- Born: 1938 (age 87–88) Dover-Foxcroft, Maine, U.S.
- Occupation: Activist
- Spouse: Thatcher Adams ​(m. 1962)​
- Children: 2

= Mary Adams (activist) =

American tax activist from Maine (born 1938)

Mary G. Adams (born 1938) is an American tax activist from Maine. Adams successfully led the effort to repeal Maine's statewide property tax in the mid-1970s. She led a failed 2006 referendum effort to enact a Taxpayer Bill of Rights in the state.
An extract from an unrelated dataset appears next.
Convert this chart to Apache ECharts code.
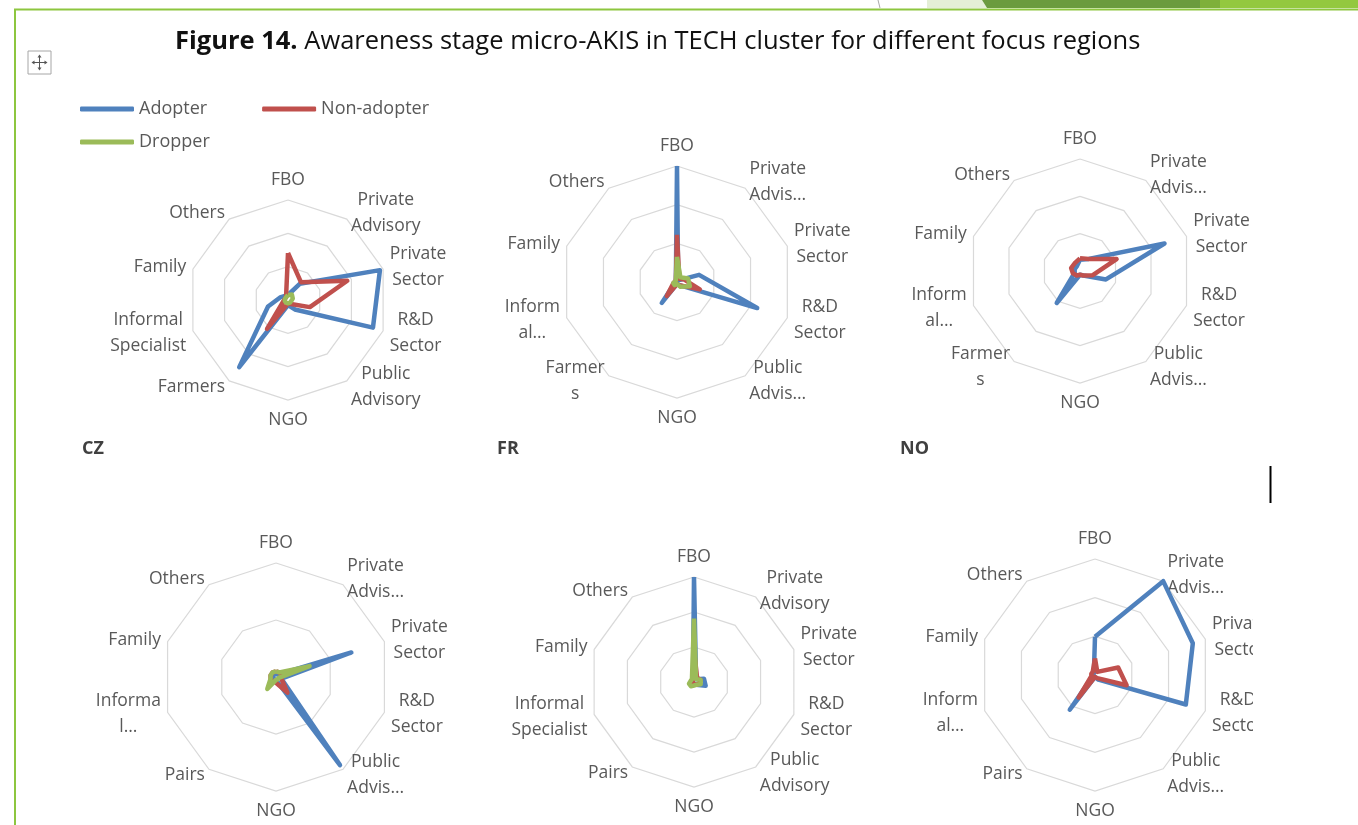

In the mid-1970s, Adams challenged Maine's educational establishment and through her grass roots "Freedom Fighters" successfully repealed Maine's statewide property tax and prevented the state from reducing local control of public schools in Maine.

In 1994, Adams unsuccessfully ran for Governor of Maine. She sought the Maine Republican Party's nomination, finishing in sixth out of eight candidates. Susan Collins won the nomination.

In both 1996 and 1997, Adams and her "Common Sense" grass roots effort defeated a citizens' initiative to expand the regulation of private forest land in Maine.

Adams was appointed to the Maine State Board of Education by Maine's first independent Governor, James B. Longley following the repeal of the statewide property tax.